▶ [What the exercise asks] Copy out all lines that carry the word "this".

▶ [Listing]

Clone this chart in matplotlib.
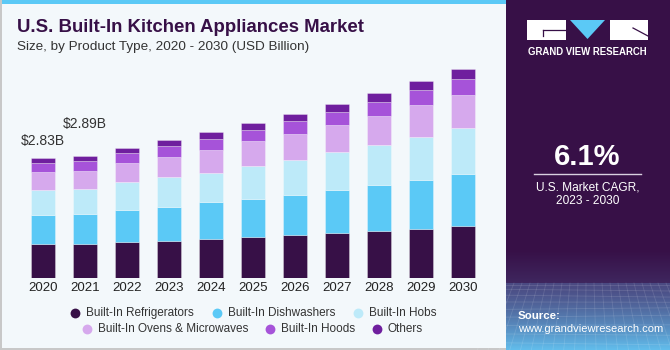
import matplotlib
matplotlib.use("Agg")
import matplotlib.pyplot as plt
import numpy as np
from matplotlib.patches import Rectangle, Polygon

plt.rcParams['font.family'] = ['Liberation Sans', 'DejaVu Sans']

years = ['2020', '2021', '2022', '2023', '2024', '2025', '2026', '2027', '2028', '2029', '2030']
refrigerators = [0.81, 0.80, 0.85, 0.88, 0.93, 0.97, 1.03, 1.08, 1.11, 1.16, 1.24]
dishwashers   = [0.69, 0.71, 0.77, 0.81, 0.87, 0.89, 0.94, 1.00, 1.08, 1.15, 1.22]
hobs          = [0.58, 0.59, 0.64, 0.71, 0.69, 0.79, 0.83, 0.89, 0.95, 1.03, 1.08]
ovens         = [0.42, 0.44, 0.46, 0.47, 0.54, 0.58, 0.61, 0.65, 0.69, 0.74, 0.79]
hoods         = [0.21, 0.22, 0.23, 0.25, 0.26, 0.27, 0.29, 0.31, 0.33, 0.35, 0.37]
others        = [0.12, 0.13, 0.13, 0.15, 0.17, 0.17, 0.18, 0.19, 0.21, 0.22, 0.23]
series_names = ['Built-In Refrigerators', 'Built-In Dishwashers', 'Built-In Hobs',
                'Built-In Ovens & Microwaves', 'Built-In Hoods', 'Others']
series = [refrigerators, dishwashers, hobs, ovens, hoods, others]
colors = ['#371047', '#5bc9f6', '#bdeaf9', '#d6a9ed', '#a653d9', '#6f1f9e']
annot_years = ['2020', '2021']
annot_labels = ['$2.83B', '$2.89B']

W, H = 670, 350
fig = plt.figure(figsize=(6.7, 3.5), dpi=100)
fig.patch.set_facecolor('#f3f8fb')

def fx(px):
    return px / W
def fy(py):
    return 1 - py / H

# background decorations
bg = fig.add_axes([0, 0, 1, 1])
bg.set_xlim(0, W); bg.set_ylim(H, 0); bg.axis('off')
bg.add_patch(Rectangle((0, 0), 506, 4, color='#5bc9f6', lw=0))
bg.add_patch(Rectangle((0, 0), 1.5, H, color='#c8c8c8', lw=0))
bg.add_patch(Rectangle((0, 347.5), 506, 2.5, color='#c8c8c8', lw=0))
# right panel with gradient
n = 350
img = np.zeros((n, 1, 3))
c_top = np.array([0x37, 0x10, 0x47]) / 255
c_hz1 = np.array([0x3f, 0x27, 0x5f]) / 255
c_hz2 = np.array([0x4b, 0x4a, 0x82]) / 255
c_bot = np.array([0x62, 0xbf, 0xee]) / 255
for i in range(n):
    y = i * H / n
    if y < 250:
        c = c_top
    elif y < 283:
        s = (y - 250) / 33
        c = c_top * (1 - s) + c_hz1 * s
    else:
        s = ((y - 283) / 67) ** 1.3
        c = c_hz2 * (1 - s) + c_bot * s
    img[i, 0] = c
bg.imshow(img, extent=[506, W, H, 0], aspect='auto', zorder=1)
# faint perspective grid in lower part
for k in range(11):
    yy = 285 + (k ** 1.25) * 4.3
    bg.plot([506, W], [yy, yy + np.sin(k) * 2], color='white', alpha=0.13, lw=0.6, zorder=2)
for k in range(22):
    xx = 506 + k * 8
    bg.plot([xx, xx + (xx - 588) * 0.35], [283, H], color='white', alpha=0.12, lw=0.6, zorder=2)

# logo
bg.add_patch(Rectangle((527, 20), 38.5, 20, color='white', lw=0, zorder=3))
bg.plot([543, 565.5], [30, 30], color='#371047', lw=0.9, zorder=4)
bg.plot([543, 543], [30, 36], color='#371047', lw=0.9, zorder=4)
bg.add_patch(Polygon([(570, 20), (605, 20), (587.5, 39)], closed=True, color='#5bc9f6', lw=0, zorder=3))
bg.add_patch(Rectangle((610, 20), 38, 20, color='white', lw=0, zorder=3))
bg.plot([633, 648], [28, 36], color='#371047', lw=0.9, zorder=4)
bg.text(587.8, 51.7, 'GRAND VIEW RESEARCH', color='white', fontsize=6.9,
        fontweight='bold', ha='center', va='center', zorder=4)
bg.text(587.5, 157, '6.1%', color='white', fontsize=21, fontweight='bold',
        ha='center', va='center', zorder=4)
bg.plot([534, 641], [173.5, 173.5], color='#d8d0e0', lw=1, zorder=4)
bg.text(587.5, 187, 'U.S. Market CAGR,', color='white', fontsize=8.6, ha='center', va='center', zorder=4)
bg.text(587.5, 201, '2023 - 2030', color='white', fontsize=8.6, ha='center', va='center', zorder=4)
bg.text(518, 316, 'Source:', color='white', fontsize=8.2, fontweight='bold', ha='left', va='center', zorder=4)
bg.text(518, 329.5, 'www.grandviewresearch.com', color='white', fontsize=8.0, ha='left', va='center', zorder=4)

# titles
bg.text(17, 28, 'U.S. Built-In Kitchen Appliances Market', color='#371047', fontsize=13.4,
        fontweight='bold', ha='left', va='center')
bg.text(17, 47, 'Size, by Product Type, 2020 - 2030 (USD Billion)', color='#333333', fontsize=9.7,
        ha='left', va='center')

# chart axes
base_px = 278.3
px_per_b = 42.4
ymax = 5.2
ax = fig.add_axes([fx(22), fy(base_px), fx(484) - fx(22), ymax * px_per_b / H])
ax.set_facecolor('none')
x = np.arange(len(years))
bottom = np.zeros(len(years))
for vals, col in zip(series, colors):
    ax.bar(x, vals, bottom=bottom, width=0.57, color=col, edgecolor=(1, 1, 1, 0.35), linewidth=0.6)
    bottom += np.array(vals)
totals = bottom
for yr, lab in zip(annot_years, annot_labels):
    i = years.index(yr)
    ax.text(x[i], totals[i] + 0.25 + (0.33 if i == 1 else 0), lab, ha='center', va='bottom',
            fontsize=10, color='#333333')
ax.set_xlim(-0.5, len(years) - 0.5)
ax.set_ylim(0, ymax)
ax.set_xticks(x)
ax.set_xticklabels(years, fontsize=9.5, color='#222222')
ax.tick_params(axis='x', length=0, pad=3)
ax.set_yticks([])
for s in ax.spines.values():
    s.set_visible(False)

# legend (manual, two centered rows)
row1 = [(75, 0), (217, 1), (358, 2)]
row2 = [(87, 3), (270, 4), (377, 5)]
for ypx, row in [(313, row1), (329, row2)]:
    for xpx, idx in row:
        bg.scatter([xpx], [ypx], s=50, color=colors[idx], zorder=5, lw=0)
        bg.text(xpx + 11, ypx, series_names[idx], fontsize=8.5, color='#333333',
                ha='left', va='center')

fig.savefig('out.png', dpi=100, facecolor=fig.get_facecolor())
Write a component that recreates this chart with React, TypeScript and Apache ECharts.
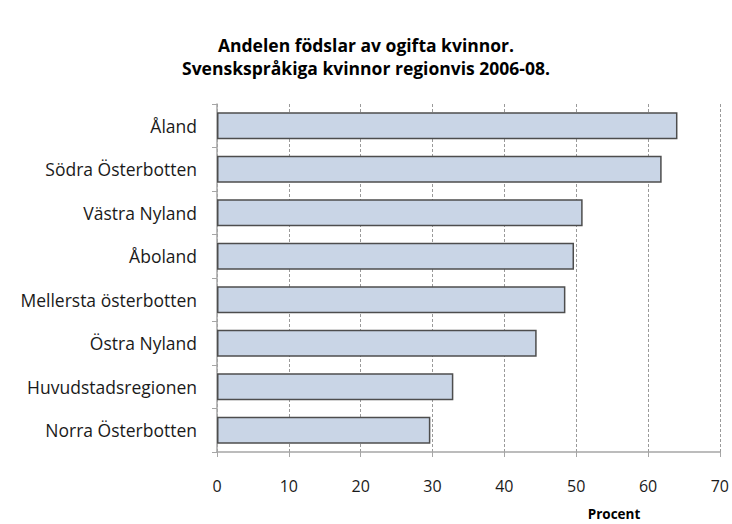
import React, { useEffect, useRef } from "react";
import * as echarts from "echarts";

const categories = [
  "Åland",
  "Södra Österbotten",
  "Västra Nyland",
  "Åboland",
  "Mellersta österbotten",
  "Östra Nyland",
  "Huvudstadsregionen",
  "Norra Österbotten",
];
const values = [64.1, 61.9, 50.9, 49.7, 48.5, 44.5, 32.9, 29.7];
const titleLines = ["Andelen födslar av ogifta kvinnor.", "Svenskspråkiga kvinnor regionvis 2006-08."];
const xAxisName = "Procent";

const FONT = "Open Sans";

export default function App() {
  const ref = useRef<HTMLDivElement>(null);
  useEffect(() => {
    document.body.style.margin = "0";
    if (!ref.current) return;
    const chart = echarts.init(ref.current, undefined, { renderer: "svg" });
    chart.setOption({
      animation: false,
      backgroundColor: "#ffffff",
      title: {
        text: titleLines.join("\n"),
        left: "center",
        top: 28,
        textStyle: {
          fontFamily: FONT,
          fontWeight: "bold",
          fontSize: 17.5,
          lineHeight: 23,
          color: "#000000",
        },
      },
      grid: { left: 217, right: 12, top: 104, bottom: 72, containLabel: false },
      xAxis: {
        type: "value",
        min: 0,
        max: 70,
        interval: 10,
        axisLine: { show: true, lineStyle: { color: "#a6a6a6", width: 1.5 } },
        axisTick: { show: true, length: 5, lineStyle: { color: "#a6a6a6" } },
        axisLabel: { fontFamily: FONT, fontSize: 16, color: "#1a1a1a", margin: 26 },
        splitLine: { show: true, lineStyle: { color: "#9a9a9a", type: [3, 2], width: 1 } },
      },
      yAxis: {
        type: "category",
        data: categories,
        inverse: true,
        axisLine: { show: true, lineStyle: { color: "#a6a6a6", width: 1.5 } },
        axisTick: { show: true, length: 5, lineStyle: { color: "#a6a6a6" } },
        axisLabel: { fontFamily: FONT, fontSize: 17.5, color: "#1a1a1a", margin: 20 },
      },
      graphic: [
        {
          type: "text",
          x: 614,
          y: 514,
          style: {
            text: xAxisName,
            fontFamily: FONT,
            fontWeight: "bold",
            fontSize: 13.5,
            fill: "#000000",
            align: "center",
            verticalAlign: "middle",
          },
        },
      ],
      series: [
        {
          type: "bar",
          data: values,
          barWidth: 27,
          itemStyle: {
            color: "#c9d5e6",
            borderColor: "#4d4d4d",
            borderWidth: 1.5,
          },
        },
      ],
    });
    return () => chart.dispose();
  }, []);
  return <div ref={ref} style={{ width: 732, height: 524 }} />;
}
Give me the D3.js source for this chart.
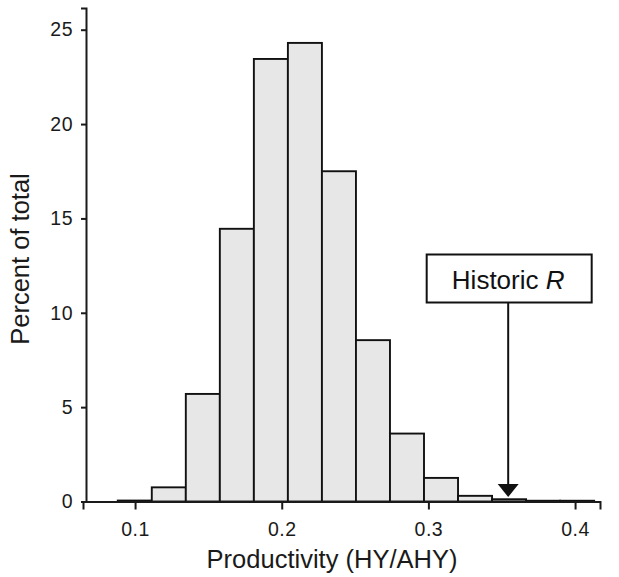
<!DOCTYPE html>
<html>
<head>
<meta charset="utf-8">
<script src="https://cdn.jsdelivr.net/npm/d3@7"></script>
<style>
  body { margin: 0; background: #fff; }
  svg { display: block; font-family: "Liberation Sans", Arial, Helvetica, sans-serif; }
</style>
</head>
<body>
<div id="chart"></div>
<script>
// histogram bins (productivity) and percent of total
const binStart = 0.0882;
const binWidth = 0.0232;
const percents = [0.05, 0.75, 5.7, 14.45, 23.45, 24.3, 17.5, 8.55, 3.6, 1.25, 0.3, 0.12, 0.04, 0.04];
const xTicks = [0.1, 0.2, 0.3, 0.4];
const yTicks = [0, 5, 10, 15, 20, 25];
const historicR = 0.3544;
const historicLabel = "Historic ";
const historicItalic = "R";

const width = 619, height = 577;

const bins = percents.map((p, i) => ({
  x0: binStart + i * binWidth,
  x1: binStart + (i + 1) * binWidth,
  value: p
}));

const svg = d3.select("#chart").append("svg")
  .attr("width", width)
  .attr("height", height);

const x = d3.scaleLinear().domain([0.0645, 0.417]).range([83, 600]);
const y = d3.scaleLinear().domain([0, 26.15]).range([501.5, 8]);

const axisX = 86;   // position of the y axis
const axisY = 501.5; // position of the x axis

// bars
svg.append("g")
  .selectAll("rect")
  .data(bins)
  .join("rect")
    .attr("x", d => x(d.x0))
    .attr("y", d => y(d.value))
    .attr("width", d => x(d.x1) - x(d.x0))
    .attr("height", d => y(0) - y(d.value))
    .attr("fill", "#e7e7e7")
    .attr("stroke", "#111")
    .attr("stroke-width", 1.9);

// x axis
const gx = svg.append("g")
  .attr("transform", `translate(0,${axisY})`)
  .call(d3.axisBottom(x).tickValues(xTicks).tickFormat(d3.format(".1f"))
    .tickSizeOuter(0).tickSize(8).tickPadding(13));

// y axis
const gy = svg.append("g")
  .attr("transform", `translate(${axisX},0)`)
  .call(d3.axisLeft(y).tickValues(yTicks).tickSizeOuter(0).tickSize(5).tickPadding(8));

[gx, gy].forEach(g => {
  g.attr("font-size", 19.5);
  g.select(".domain").attr("stroke", "#1a1a1a").attr("stroke-width", 2);
  g.selectAll(".tick line").attr("stroke", "#1a1a1a").attr("stroke-width", 2);
  g.selectAll(".tick text")
    .attr("fill", "#1a1a1a")
    .style("font-size", "19.5px")
    .style("letter-spacing", "0.5px")
    .style("font-family", "'Liberation Sans', Arial, sans-serif");
});

// axis titles
svg.append("text")
  .attr("x", 332)
  .attr("y", 568)
  .attr("text-anchor", "middle")
  .style("font-size", "25.5px")
  .attr("fill", "#1a1a1a")
  .text("Productivity (HY/AHY)");

svg.append("text")
  .attr("transform", "translate(28.5,259) rotate(-90)")
  .attr("text-anchor", "middle")
  .style("font-size", "25.5px")
  .attr("fill", "#1a1a1a")
  .text("Percent of total");

// historic R annotation
const hx = x(historicR);
const boxW = 165, boxH = 48, boxTop = 254.5;

svg.append("line")
  .attr("x1", hx).attr("x2", hx)
  .attr("y1", boxTop + boxH)
  .attr("y2", 486)
  .attr("stroke", "#111")
  .attr("stroke-width", 2);

svg.append("path")
  .attr("d", `M${hx - 10.5},484 L${hx + 10.5},484 L${hx},497 Z`)
  .attr("fill", "#111");

svg.append("rect")
  .attr("x", hx - boxW / 2 + 1)
  .attr("y", boxTop)
  .attr("width", boxW)
  .attr("height", boxH)
  .attr("fill", "#fff")
  .attr("stroke", "#111")
  .attr("stroke-width", 2);

const lbl = svg.append("text")
  .attr("x", hx)
  .attr("y", 288.5)
  .attr("text-anchor", "middle")
  .style("font-size", "26px")
  .attr("fill", "#111");
lbl.append("tspan").text(historicLabel);
lbl.append("tspan").style("font-style", "italic").text(historicItalic);
</script>
</body>
</html>
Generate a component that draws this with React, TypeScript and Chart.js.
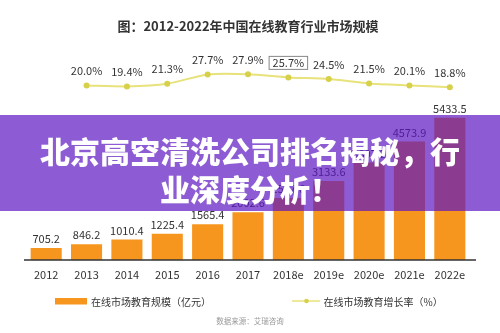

▶ [Exercise result]
Clone this chart in matplotlib.
Write a component that recreates this chart with React, TypeScript and Apache ECharts.
Give me the D3.js source for this chart.
Generate a component that draws this with React, TypeScript and Chart.js.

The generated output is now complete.